CPA & Business Advisory Blog

Converting Personal Residence to Rental Property

With the crash of the real estate market some are looking to capitalize and purchase larger homes for a bargain price. In doing so, they face the problem of selling their current residence to make the move up. With the lack of buyer interest and with some people not willing to take such a large loss people are holding out for the market to rebound. This creates the problem of carrying two mortgages, which the monthly payments on two mortgages can create cash flow problems for many taxpayers in this situation. 


To help with this burden, a taxpayer may decide to rent out their prior residence to help bring in cash and cover the monthly costs on that property. If the tax payer decides to go this route there are a number of rules/guidelines that one has to be aware of. 


Rental vs. Vacation Property

The first of these rules (which would only apply to the first year of renting) is determining if the property being rented qualifies as a “rental property” or a “vacation property.” The general rule is if the home was personally used for more than the greater of 14 days or 10% of the days the dwelling is rented for the year it is classified as a vacation home and subject to the rules under code section 280A. The main difference between a rental and vacation property is the expenses that can be deducted. If it is classified as a vacation property the only rental expenses that are deductible is the portion of the year that the property was rented. If it is deemed to be a rental property all expenses are considered business related and possibly deductible. For the sake of this conversation we are assuming that this rule is met and the home qualifies as a rental property.


Depreciable Basis of a Property

After determining the home is a rental property the first step is determining the depreciable basis of the property. When a personal home is converted to business use, the total basis is calculated by taking the lower of the adjusted basis or the fair market value of the property on the date of conversion. If the property was a personal residence and no depreciation was taken for business use of home you should go back to the purchase documents of the home to determine original cost which would also be the adjusted basis. Once the total basis is calculated the land portion is broken out and the remaining portion is considered the depreciable basis. Once the depreciable basis is calculated it must be depreciated using the method and recovery period set by the IRS at the time of conversion (at this time the method to be used is straight line and recovery period is 27.5 years for residential property).

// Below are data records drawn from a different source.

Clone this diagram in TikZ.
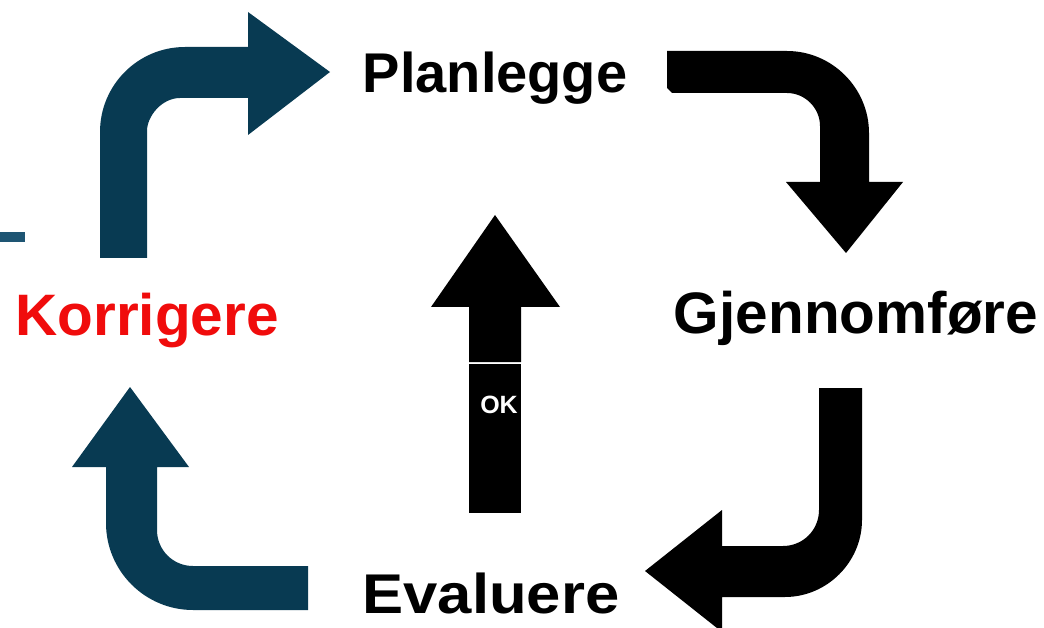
\documentclass[tikz,border=0pt]{standalone}
\usepackage{fontspec}
\setmainfont{Liberation Sans}
\definecolor{tealdark}{RGB}{8,58,82}
\definecolor{teallight}{RGB}{30,85,115}
\definecolor{redlabel}{RGB}{240,12,12}
\tikzset{
  lbl/.style={inner sep=0pt, anchor=base, font=\fontsize{56}{60}\selectfont\bfseries},
  lblb/.style={inner sep=0pt, anchor=base, font=\fontsize{58.5}{62}\selectfont\bfseries},
  oklbl/.style={inner sep=0pt, anchor=base, text=white, font=\fontsize{25}{28}\selectfont\bfseries},
}
\begin{document}
\begin{tikzpicture}[x=1pt,y=-1pt]
\useasboundingbox (0,0) rectangle (1044,628);
% small mark at left
\fill[teallight] (0,232) rectangle (25,242);
% top-left arrow (Korrigere -> Planlegge)
\fill[tealdark] (100,258) -- (100,132) .. controls (100,85) and (138,47) .. (185,47)
  -- (248,47) -- (248,12) -- (330,72) -- (248,135) -- (248,98) -- (180,98)
  .. controls (162,98) and (147,116) .. (147,131) -- (147,258) -- cycle;
% top-right arrow (Planlegge -> Gjennomfore)
\fill[black] (667,51) -- (787,51) .. controls (832,51) and (869,88) .. (869,133)
  -- (869,182) -- (903,182) -- (846,253) -- (786,182) -- (820,182) -- (820,126)
  .. controls (820,108) and (805,93) .. (787,93) -- (672,93) -- (667,88) -- cycle;
% bottom-right arrow (Gjennomfore -> Evaluere)
\fill[black] (819,388) -- (862,388) -- (862,520) .. controls (862,562) and (827,597) .. (785,597)
  -- (722,597) -- (722,632) -- (645,571) -- (722,510) -- (722,546) -- (783,546)
  .. controls (803,546) and (819,530) .. (819,510) -- cycle;
% bottom-left arrow (Evaluere -> Korrigere)
\fill[tealdark] (130,387) -- (189,467) -- (157,467) -- (157,530) .. controls (157,550) and (173,566) .. (193,566)
  -- (308,566) -- (308,610) -- (193,610) .. controls (145,610) and (106,571) .. (106,523)
  -- (106,467) -- (72,467) -- cycle;
% central OK arrow
\fill[black] (469,362) -- (469,307) -- (431,307) -- (495,215) -- (560,307) -- (521,307) -- (521,362) -- cycle;
\fill[black] (469,364) rectangle (521,513);
\node[oklbl] (ok) at (499,413) {OK};
% labels
\node[lbl] (plan) at (495,93) {Planlegge};
\node[lblb] (gjen) at (856,334) {Gjennomføre};
\node[lblb, text=redlabel] (korr) at (147,335) {Korrigere};
\node[lbl, xscale=1.1] (eval) at (491,613) {Evaluere};
\end{tikzpicture}
\end{document}
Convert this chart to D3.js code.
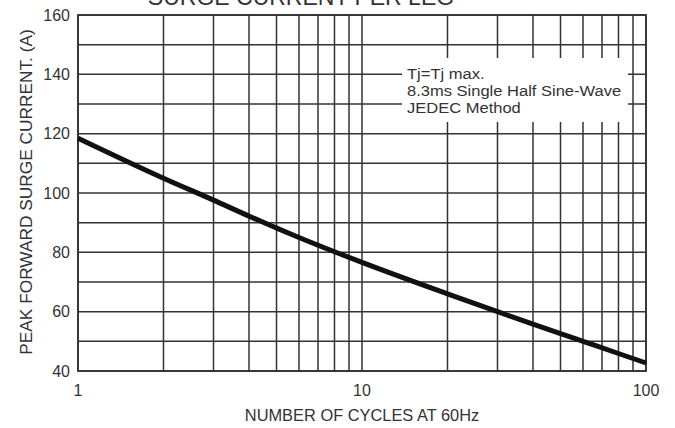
<!DOCTYPE html>
<html>
<head>
<meta charset="utf-8">
<script src="https://cdn.jsdelivr.net/npm/d3@7"></script>
<style>
  body { margin: 0; background: #fff; }
  text { font-family: "Liberation Sans", Arial, sans-serif; fill: #333; }
</style>
</head>
<body>
<div id="chart"></div>
<script>
// surge current curve
var cycles = [1, 2, 3, 4, 5, 6, 8, 10, 20, 30, 40, 50, 60, 80, 100];
var current = [118.5, 105, 97.6, 92.2, 88.2, 85, 80.2, 76.6, 66, 60, 55.8, 52.6, 50, 45.9, 42.7];

var yTicks = [40, 60, 80, 100, 120, 140, 160];
var xTicks = [1, 10, 100];
var noteLines = ["Tj=Tj max.", "8.3ms Single Half Sine-Wave", "JEDEC Method"];

var W = 675, H = 428;
var plotL = 78, plotR = 646, plotT = 15, plotB = 371;

var svg = d3.select("#chart").append("svg")
  .attr("width", W)
  .attr("height", H);

var x = d3.scaleLog().domain([1, 100]).range([plotL, plotR]);
var y = d3.scaleLinear().domain([40, 160]).range([plotB, plotT]);

// grid lines: every integer in each decade, every 10 A
var xGrid = [];
[1, 10].forEach(function (dec) {
  for (var k = 1; k <= 10; k++) xGrid.push(dec * k);
});
xGrid = Array.from(new Set(xGrid));
var yGrid = d3.range(40, 161, 10);

var grid = svg.append("g");
grid.selectAll("line.v")
  .data(xGrid)
  .enter().append("line")
  .attr("class", "v")
  .attr("x1", function (d) { return x(d); })
  .attr("x2", function (d) { return x(d); })
  .attr("y1", plotT)
  .attr("y2", plotB)
  .attr("stroke", "#333")
  .attr("stroke-width", 1.5);

grid.selectAll("line.h")
  .data(yGrid)
  .enter().append("line")
  .attr("class", "h")
  .attr("x1", plotL)
  .attr("x2", plotR)
  .attr("y1", function (d) { return y(d); })
  .attr("y2", function (d) { return y(d); })
  .attr("stroke", "#333")
  .attr("stroke-width", 1.5);

// white box behind the note
svg.append("rect")
  .attr("x", 402)
  .attr("y", 58)
  .attr("width", 226)
  .attr("height", 64)
  .attr("fill", "#fff");

// frame
svg.append("rect")
  .attr("x", plotL)
  .attr("y", plotT)
  .attr("width", plotR - plotL)
  .attr("height", plotB - plotT)
  .attr("fill", "none")
  .attr("stroke", "#333")
  .attr("stroke-width", 1.8);

// curve
var line = d3.line()
  .x(function (d) { return x(d[0]); })
  .y(function (d) { return y(d[1]); })
  .curve(d3.curveMonotoneX);

svg.append("path")
  .datum(d3.zip(cycles, current))
  .attr("d", line)
  .attr("fill", "none")
  .attr("stroke", "#111")
  .attr("stroke-width", 5);

// note text (a bit wider than normal in the scan)
var note = svg.append("g")
  .attr("transform", "translate(407,0) scale(1.14,1)");
note.selectAll("text.note")
  .data(noteLines)
  .enter().append("text")
  .attr("class", "note")
  .attr("x", 0)
  .attr("y", function (d, i) { return 79 + i * 17; })
  .attr("font-size", 14.5)
  .text(function (d) { return d; });

// tick labels
svg.selectAll("text.yt")
  .data(yTicks)
  .enter().append("text")
  .attr("class", "yt")
  .attr("x", 70)
  .attr("y", function (d) { return y(d) + 5.5; })
  .attr("text-anchor", "end")
  .attr("font-size", 16)
  .text(function (d) { return d; });

svg.selectAll("text.xt")
  .data(xTicks)
  .enter().append("text")
  .attr("class", "xt")
  .attr("x", function (d) { return x(d); })
  .attr("y", 396)
  .attr("text-anchor", "middle")
  .attr("font-size", 16)
  .text(function (d) { return d; });

// axis titles
svg.append("text")
  .attr("x", 362)
  .attr("y", 421)
  .attr("text-anchor", "middle")
  .attr("font-size", 16.4)
  .text("NUMBER OF CYCLES AT 60Hz");

svg.append("text")
  .attr("transform", "translate(32,192) rotate(-90)")
  .attr("text-anchor", "middle")
  .attr("font-size", 17.3)
  .text("PEAK FORWARD SURGE CURRENT. (A)");

// chart title, cut off at the top in the source
svg.append("text")
  .attr("x", 301)
  .attr("y", 5)
  .attr("text-anchor", "middle")
  .attr("font-size", 23)
  .text("SURGE CURRENT PER LEG");
</script>
</body>
</html>
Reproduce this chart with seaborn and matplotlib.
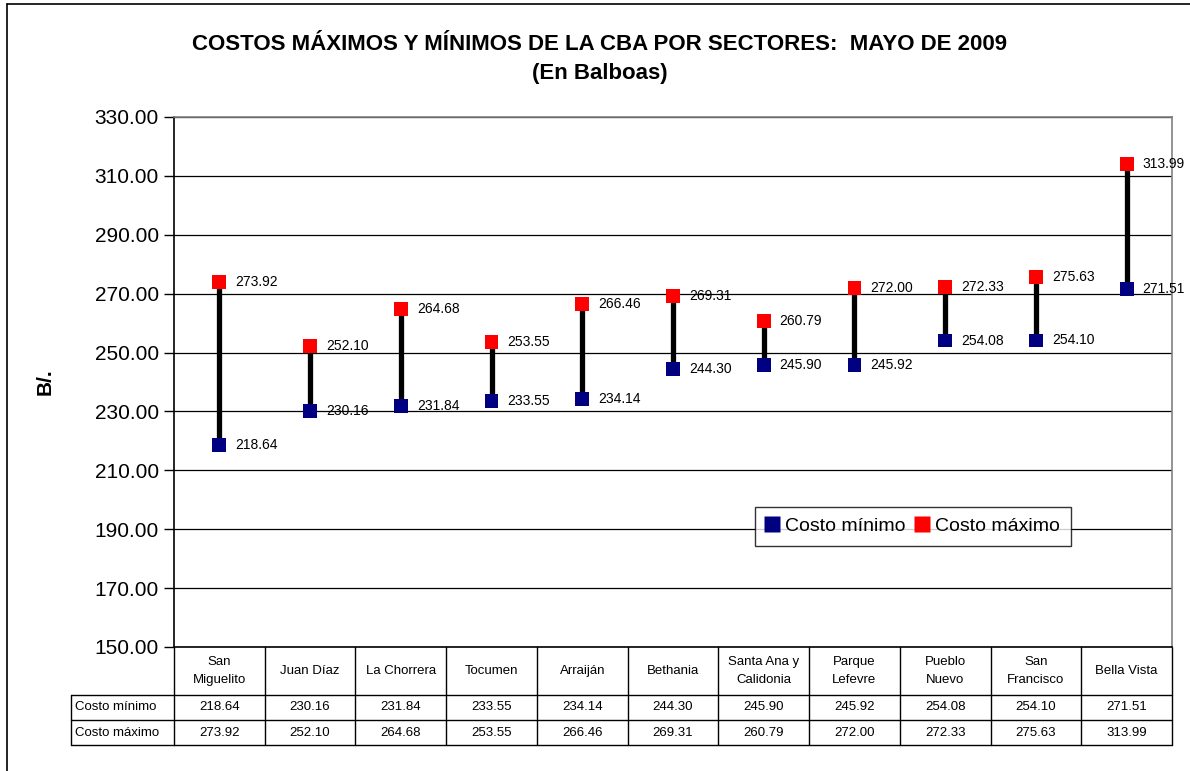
import matplotlib
matplotlib.use("Agg")
import matplotlib.pyplot as plt
import seaborn as sns
import pandas as pd
import numpy as np
from matplotlib.lines import Line2D

sectores = ["San\nMiguelito", "Juan Díaz", "La Chorrera", "Tocumen", "Arraiján",
            "Bethania", "Santa Ana y\nCalidonia", "Parque\nLefevre", "Pueblo\nNuevo",
            "San\nFrancisco", "Bella Vista"]
costo_minimo = [218.64, 230.16, 231.84, 233.55, 234.14, 244.30, 245.90, 245.92, 254.08, 254.10, 271.51]
costo_maximo = [273.92, 252.10, 264.68, 253.55, 266.46, 269.31, 260.79, 272.00, 272.33, 275.63, 313.99]
series_names = ["Costo mínimo", "Costo máximo"]
y_ticks = [150, 170, 190, 210, 230, 250, 270, 290, 310, 330]

sns.set_style("white")
plt.rcParams['font.family'] = ['Liberation Sans', 'DejaVu Sans']
plt.rcParams['text.color'] = 'black'
plt.rcParams['axes.labelcolor'] = 'black'
plt.rcParams['xtick.color'] = 'black'
plt.rcParams['ytick.color'] = 'black'

W, H = 1190, 771
fig = plt.figure(figsize=(W / 100, H / 100), dpi=100)

def fx(x):
    return x / W

def fy(y):
    return 1 - y / H

L, R, T, B = 174, 1172, 117, 647
ax = fig.add_axes([fx(L), fy(B), fx(R) - fx(L), fy(T) - fy(B)])

n = len(sectores)
xs = np.arange(n)
df = pd.DataFrame({
    "x": np.concatenate([xs, xs]),
    "valor": costo_minimo + costo_maximo,
    "serie": [series_names[0]] * n + [series_names[1]] * n,
})

for yv in y_ticks:
    ax.axhline(yv, color="black", lw=0.9, zorder=0)

ax.vlines(xs, costo_minimo, costo_maximo, color="black", lw=3.8, zorder=2)
sns.scatterplot(data=df, x="x", y="valor", hue="serie", marker="s", s=100,
                palette={series_names[0]: "#000080", series_names[1]: "#FF0000"},
                edgecolor="none", linewidth=0, ax=ax, zorder=3, legend=False)

for i in range(n):
    ax.annotate(f"{costo_minimo[i]:.2f}", (xs[i], costo_minimo[i]), xytext=(11.5, 0),
                textcoords="offset points", va="center", ha="left", fontsize=10)
    ax.annotate(f"{costo_maximo[i]:.2f}", (xs[i], costo_maximo[i]), xytext=(11.5, 0),
                textcoords="offset points", va="center", ha="left", fontsize=10)

ax.set_xlim(-0.5, n - 0.5)
ax.set_ylim(150, 330)
ax.set_yticks(y_ticks)
ax.set_yticklabels([f"{v:.2f}" for v in y_ticks], fontsize=15)
ax.set_xticks([])
ax.set_xlabel("")
ax.set_ylabel("")
ax.tick_params(axis="y", direction="out", length=7, width=1, color="black", pad=4, left=True)
for s in ["top", "right"]:
    ax.spines[s].set_color("#808080")
    ax.spines[s].set_linewidth(1.2)
ax.spines["left"].set_color("black")
ax.spines["bottom"].set_color("black")
ax.spines["left"].set_linewidth(1.2)
ax.spines["bottom"].set_linewidth(1.2)

# legend
handles = [Line2D([0], [0], marker="s", color="none", markerfacecolor=c, markeredgecolor="none",
                  markersize=11) for c in ["#000080", "#FF0000"]]
leg = fig.legend(handles, series_names, ncol=2, fontsize=14, loc="center",
                 bbox_to_anchor=(fx((752 + 1074) / 2), fy(526)), frameon=True, fancybox=False,
                 handlelength=0.6, handletextpad=0.4, columnspacing=0.5, borderpad=0.55)
leg.get_frame().set_edgecolor("black")
leg.get_frame().set_linewidth(1)

# data table below axes (x in data coords, y in axes fraction)
trans = ax.get_xaxis_transform()
ph = B - T
def ay(ypx):
    return -(ypx - B) / ph

row_hdr = (B, 695)
row1 = (695, 720)
row2 = (720, 745)
lw = 1.0
for b in np.arange(-0.5, n, 1.0):
    ax.plot([b, b], [ay(B), ay(745)], transform=trans, color="black", lw=lw, clip_on=False)
for yy in [695, 720, 745]:
    ax.plot([-0.5, n - 0.5], [ay(yy), ay(yy)], transform=trans, color="black", lw=lw, clip_on=False)
fig.add_artist(Line2D([fx(71), fx(L)], [fy(695), fy(695)], color="black", lw=lw))
fig.add_artist(Line2D([fx(71), fx(L)], [fy(720), fy(720)], color="black", lw=lw))
fig.add_artist(Line2D([fx(71), fx(L)], [fy(745), fy(745)], color="black", lw=lw))
fig.add_artist(Line2D([fx(71), fx(71)], [fy(695), fy(745)], color="black", lw=lw))

for i in range(n):
    ax.text(xs[i], ay(sum(row_hdr) / 2), sectores[i], transform=trans, ha="center", va="center",
            fontsize=9.5, linespacing=1.6)
    ax.text(xs[i], ay(sum(row1) / 2), f"{costo_minimo[i]:.2f}", transform=trans,
            ha="center", va="center", fontsize=9.5)
    ax.text(xs[i], ay(sum(row2) / 2), f"{costo_maximo[i]:.2f}", transform=trans,
            ha="center", va="center", fontsize=9.5)
fig.text(fx(75), fy(707.5), "Costo mínimo", ha="left", va="center", fontsize=9.5)
fig.text(fx(75), fy(732.5), "Costo máximo", ha="left", va="center", fontsize=9.5)

# titles
fig.text(fx(600), fy(45), "COSTOS MÁXIMOS Y MÍNIMOS DE LA CBA POR SECTORES:  MAYO DE 2009",
         ha="center", va="center", fontsize=16, fontweight="bold")
fig.text(fx(600), fy(73), "(En Balboas)", ha="center", va="center", fontsize=16, fontweight="bold")
fig.text(fx(45), fy(382), "B/.", ha="center", va="center", rotation=90, fontsize=15, fontweight="bold")

# outer chart border
fig.add_artist(Line2D([fx(7), fx(7)], [fy(4), 0], color="black", lw=1.2))
fig.add_artist(Line2D([fx(7), 1], [fy(4), fy(4)], color="black", lw=1.2))

fig.savefig("out.png", dpi=100, facecolor="white")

Along with depreciation expense the taxpayer must start keeping records of the income earned and expenses incurred in renting the home. The list of expenses that are deductible for rental properties is longer than that for a personal residence. Many of the costs of renting a home (mortgage interest, real estate taxes, insurance, advertising, repairs and maintenance, supplies, etc.) are deductible.


First Time Home Buyer Credit

If the home was purchased within 2008 or 2009 and the first time home buyer credit was taken on the purchase there may be additional tax consequences to consider. If the home for which the first time home buyer credit is taken is converted to a rental property within 36 months of purchase a portion of the credit will be required to be repaid. This portion will depend on how long the home was used as a personal residence. 


Selling the Property

Finally, after a taxpayer converts their former personal residence to rental property and gets to the point that they want to sell it there are more rules to be aware of. First the gain or loss must be calculated, and to do this the basis of the property must again be calculated. The basis can differ depending on if the property is being sold at a gain or a loss. If the property is sold at a gain, the basis of the property is the original cost basis to the taxpayer, plus any amounts paid for capital improvements (capitalized and not previously deducted), less any depreciation taken. If the property is sold at a loss, the basis is the lower of the original cost basis or the fair market value at the date of conversion, plus any capital improvements, less any depreciation taken. Rental property, when sold, is treated as a capital gain/loss but just because it was rented for a short period of time does not completely preclude the taxpayer from taking advantage of the gain exclusion rules for a personal residence. If the property is rented for less than 3 years before being sold, the taxpayer may still be eligible to take a portion of the personal home gain exclusion. This gain exclusion cannot be used against gain from recapture of depreciation though.



With the current state of the real estate market, renting a prior personal residence may be beneficial for a taxpayer to help wait out the recession and see some of the buyer interest and value come back. If one decides to go this route these are the rules/guidelines that should be considered at each stage of the process.